Para entrar em vigor, o PL 478/07 precisa ser ainda submetido à Comissão de Justiça e Cidadania, além da votação geral na câmara dos deputados e a assinatura da presidenta. Enquanto o texto original, mais perigoso, não for declarado inconstitucional em alguma dessas etapas, ele pode ser reapresentado e aprovado. Há quem afirme que, como a inconstitucionalidade é clara, ainda que aprovado no poder legislativo ele seria derrubado pelo STF e não chegaria a entrar em vigor. Também queremos acreditar nisso, mas o estrago já está feito em alguma medida. Enquanto os países vizinhos discutem a ampliação dos direitos reprodutivos, nós nos vemos obrigadas a lutar para manter os que ainda temos. Retroceder na discussão é uma vitória da agenda conservadora que, infelizmente, temos que reconhecer.
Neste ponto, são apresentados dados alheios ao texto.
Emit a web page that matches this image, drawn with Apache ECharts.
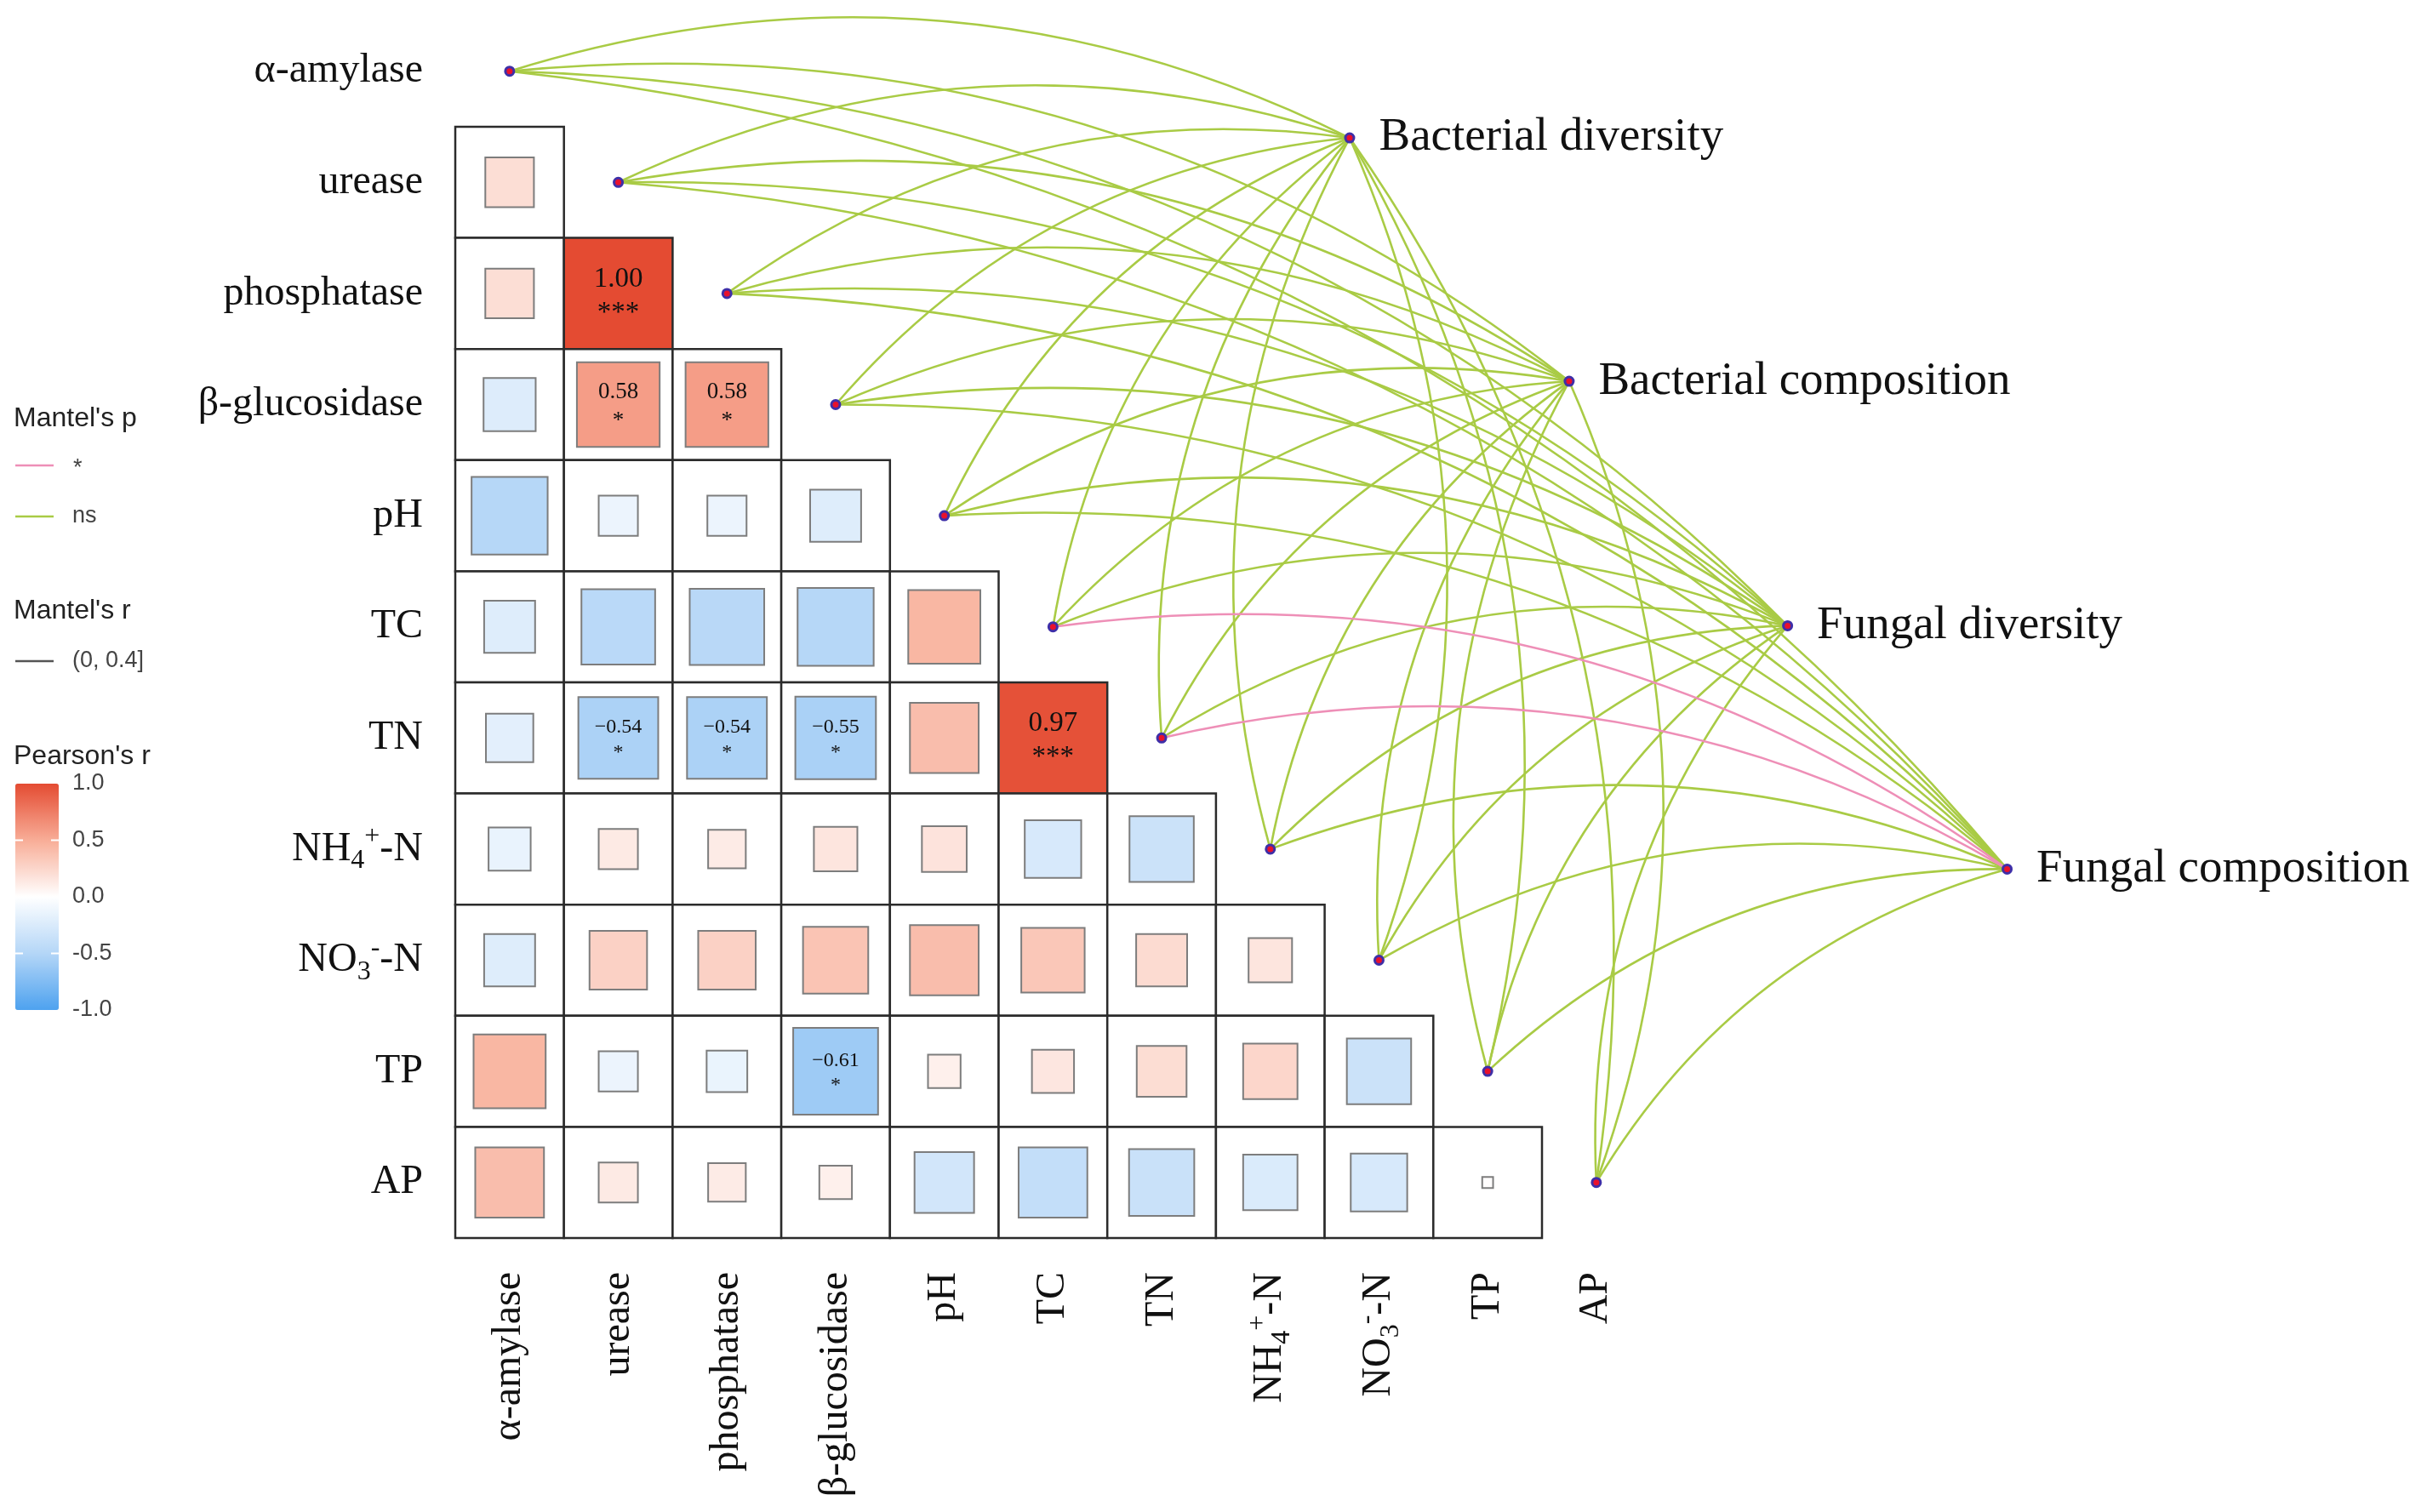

Mesmo que o PL 478/07 não seja aprovado, sabemos que parte significativa das mulheres encontra dificuldades imensas para ter acesso ao aborto legal. Em março, Jéssica da Mata Silva, 21 anos e com câncer diagnosticado, teve que entrar na justiça para interromper sua gestação e se submeter à quimioterapia. Logo, teve dificuldades em acessar a interrupção da gestação prevista legalmente, porque como sabemos, não basta redigir uma lei para garantir um direito, é preciso que haja uma conscientização dos atores sociais envolvidos (neste caso, os agentes de saúde e o sistema judiciário) para que a lei seja efetivamente cumprida. Projetos de Lei como o do Estatuto do Nascituro contribuem para a manutenção de uma mentalidade reacionária de que as mulheres não são capazes de lidar com as tragédias que lhes abatem, como uma gravidez de risco ou resultante de violência sexual, devendo ser tuteladas pelo Estado.

Há entre nós o grande temor que o PL 48/07 seja desengavetado às vésperas da próxima eleição, para assim como foi feito em 2010, o aborto virar moeda de troca eleitoral. E sabemos, pela experiência passada, que não é possível construir um debate de qualidade, como a questão merece, neste cenário.